In the fall of 1965, CBS began televising the weekly programs in RCA's compatible-color process. (Compatible color was developed in the early 1950s and commercially deployed in 1954 to allow colorcasts to be received on monochrome and color sets. CBS had developed a failed color television system that involved a revolving color wheel. The CBS system would have been incompatible with monochrome television sets. Until 1965, CBS rarely did colorcasts. Then, for competitive reasons, it adopted the system that NBC had employed in its widely colorcast schedule to sell RCA color television sets.) Although the Sullivan show was seen live in the Central and Eastern time zones, it was taped for airing in the Pacific and Mountain time zones. Fortunately, most of the taped programs (as well as some early kinescopes) have been preserved, and excerpts have been released on home video.

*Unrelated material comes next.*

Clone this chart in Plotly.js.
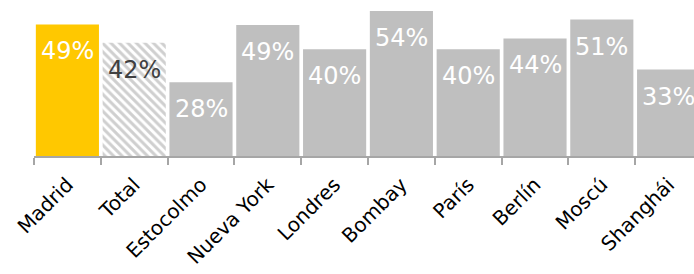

At a time when television had not yet embraced country and western music, Sullivan was adamant about featuring Nashville performers on his program. This insistence paved the way for shows such as "Hee Haw" and variety shows hosted by country singers like Johnny Cash and Glen Campbell.
Sullivan was married to the former Sylvia Weinstein from April 28, 1930, until her death on March 16, 1973. They had one daughter, Betty Sullivan (who married the Sullivan show's producer, Bob Precht). Sullivan was in the habit of calling Sylvia after every program to get her immediate critique.
Sullivan has a star on the Hollywood Walk of Fame at 6101 Hollywood Blvd.